→ **Do this**
Emit the data below verbatim, stripping out any pictures.

*****

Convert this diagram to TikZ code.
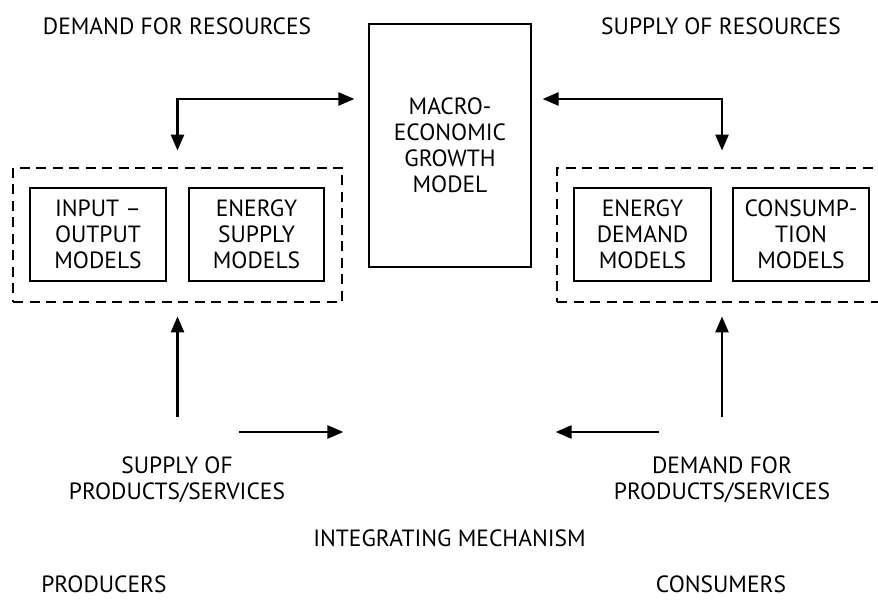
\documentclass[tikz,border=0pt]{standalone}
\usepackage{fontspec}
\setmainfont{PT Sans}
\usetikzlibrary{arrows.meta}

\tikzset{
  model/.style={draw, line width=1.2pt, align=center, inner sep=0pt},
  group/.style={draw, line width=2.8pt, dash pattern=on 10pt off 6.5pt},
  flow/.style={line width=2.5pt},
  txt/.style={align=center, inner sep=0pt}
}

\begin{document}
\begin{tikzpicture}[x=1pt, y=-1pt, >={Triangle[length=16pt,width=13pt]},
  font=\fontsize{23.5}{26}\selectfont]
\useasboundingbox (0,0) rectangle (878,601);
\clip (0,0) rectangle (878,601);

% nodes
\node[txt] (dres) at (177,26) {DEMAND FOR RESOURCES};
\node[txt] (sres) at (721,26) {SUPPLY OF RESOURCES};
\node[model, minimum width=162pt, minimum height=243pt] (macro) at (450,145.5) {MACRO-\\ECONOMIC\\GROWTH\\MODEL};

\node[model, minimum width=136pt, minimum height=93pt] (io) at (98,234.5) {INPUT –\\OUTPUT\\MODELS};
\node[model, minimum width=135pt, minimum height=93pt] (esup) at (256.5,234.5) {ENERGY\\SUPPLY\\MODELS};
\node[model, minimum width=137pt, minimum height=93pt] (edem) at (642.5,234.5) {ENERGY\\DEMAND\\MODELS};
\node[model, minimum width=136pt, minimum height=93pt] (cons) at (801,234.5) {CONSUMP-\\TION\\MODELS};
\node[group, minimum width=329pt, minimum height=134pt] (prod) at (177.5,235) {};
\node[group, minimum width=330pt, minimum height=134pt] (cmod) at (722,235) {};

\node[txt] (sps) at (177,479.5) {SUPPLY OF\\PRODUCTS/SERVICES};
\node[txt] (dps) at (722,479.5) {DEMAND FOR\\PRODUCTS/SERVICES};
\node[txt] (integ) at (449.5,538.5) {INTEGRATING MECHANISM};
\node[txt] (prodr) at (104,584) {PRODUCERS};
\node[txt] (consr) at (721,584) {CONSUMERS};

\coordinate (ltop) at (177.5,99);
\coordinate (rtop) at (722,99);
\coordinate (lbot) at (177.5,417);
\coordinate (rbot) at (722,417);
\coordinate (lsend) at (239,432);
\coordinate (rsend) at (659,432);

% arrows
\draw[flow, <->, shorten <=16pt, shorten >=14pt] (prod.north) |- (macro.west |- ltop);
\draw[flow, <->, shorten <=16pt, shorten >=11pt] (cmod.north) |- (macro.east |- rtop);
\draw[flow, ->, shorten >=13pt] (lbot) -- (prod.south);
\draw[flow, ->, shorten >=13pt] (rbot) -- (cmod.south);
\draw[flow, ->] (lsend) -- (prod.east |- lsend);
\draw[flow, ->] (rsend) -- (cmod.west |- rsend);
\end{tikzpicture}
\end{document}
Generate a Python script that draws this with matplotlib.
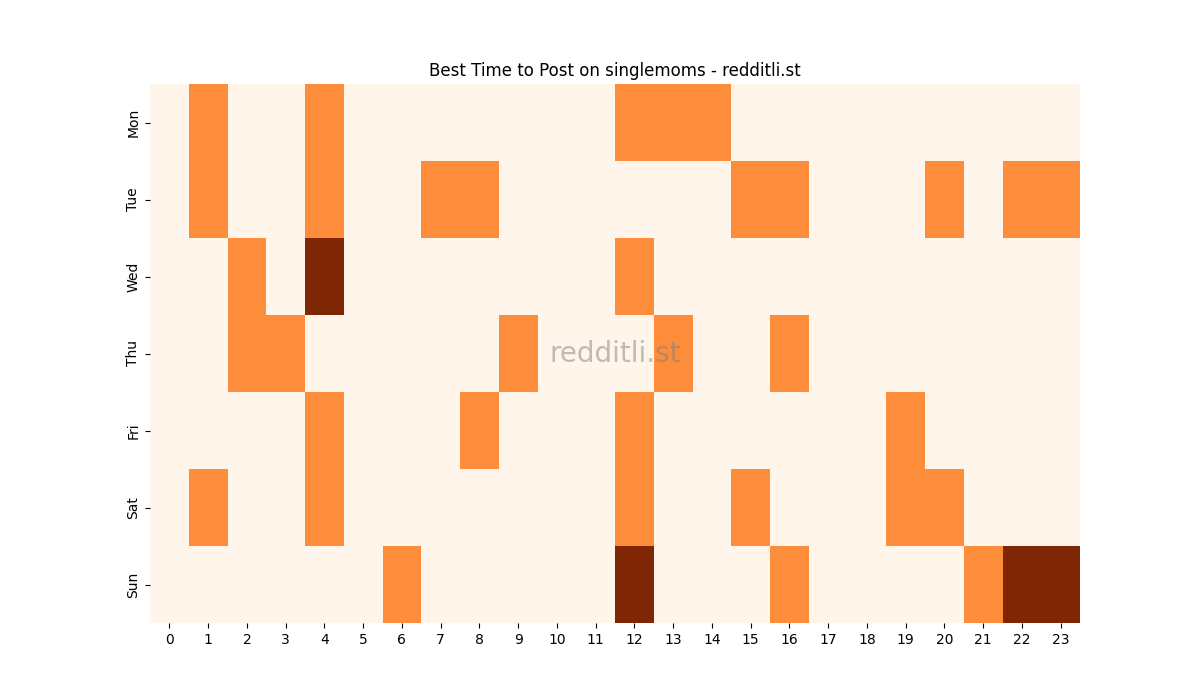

*****

→ **Completed task**
Convert this diagram to TikZ code.
\documentclass[tikz,border=0pt]{standalone}
\usepackage{fontspec}
\setmainfont{PT Sans}
\usetikzlibrary{arrows.meta}

\tikzset{
  model/.style={draw, line width=1.2pt, align=center, inner sep=0pt},
  group/.style={draw, line width=2.8pt, dash pattern=on 10pt off 6.5pt},
  flow/.style={line width=2.5pt},
  txt/.style={align=center, inner sep=0pt}
}

\begin{document}
\begin{tikzpicture}[x=1pt, y=-1pt, >={Triangle[length=16pt,width=13pt]},
  font=\fontsize{23.5}{26}\selectfont]
\useasboundingbox (0,0) rectangle (878,601);
\clip (0,0) rectangle (878,601);

% nodes
\node[txt] (dres) at (177,26) {DEMAND FOR RESOURCES};
\node[txt] (sres) at (721,26) {SUPPLY OF RESOURCES};
\node[model, minimum width=162pt, minimum height=243pt] (macro) at (450,145.5) {MACRO-\\ECONOMIC\\GROWTH\\MODEL};

\node[model, minimum width=136pt, minimum height=93pt] (io) at (98,234.5) {INPUT –\\OUTPUT\\MODELS};
\node[model, minimum width=135pt, minimum height=93pt] (esup) at (256.5,234.5) {ENERGY\\SUPPLY\\MODELS};
\node[model, minimum width=137pt, minimum height=93pt] (edem) at (642.5,234.5) {ENERGY\\DEMAND\\MODELS};
\node[model, minimum width=136pt, minimum height=93pt] (cons) at (801,234.5) {CONSUMP-\\TION\\MODELS};
\node[group, minimum width=329pt, minimum height=134pt] (prod) at (177.5,235) {};
\node[group, minimum width=330pt, minimum height=134pt] (cmod) at (722,235) {};

\node[txt] (sps) at (177,479.5) {SUPPLY OF\\PRODUCTS/SERVICES};
\node[txt] (dps) at (722,479.5) {DEMAND FOR\\PRODUCTS/SERVICES};
\node[txt] (integ) at (449.5,538.5) {INTEGRATING MECHANISM};
\node[txt] (prodr) at (104,584) {PRODUCERS};
\node[txt] (consr) at (721,584) {CONSUMERS};

\coordinate (ltop) at (177.5,99);
\coordinate (rtop) at (722,99);
\coordinate (lbot) at (177.5,417);
\coordinate (rbot) at (722,417);
\coordinate (lsend) at (239,432);
\coordinate (rsend) at (659,432);

% arrows
\draw[flow, <->, shorten <=16pt, shorten >=14pt] (prod.north) |- (macro.west |- ltop);
\draw[flow, <->, shorten <=16pt, shorten >=11pt] (cmod.north) |- (macro.east |- rtop);
\draw[flow, ->, shorten >=13pt] (lbot) -- (prod.south);
\draw[flow, ->, shorten >=13pt] (rbot) -- (cmod.south);
\draw[flow, ->] (lsend) -- (prod.east |- lsend);
\draw[flow, ->] (rsend) -- (cmod.west |- rsend);
\end{tikzpicture}
\end{document}
Generate a Python script that draws this with matplotlib.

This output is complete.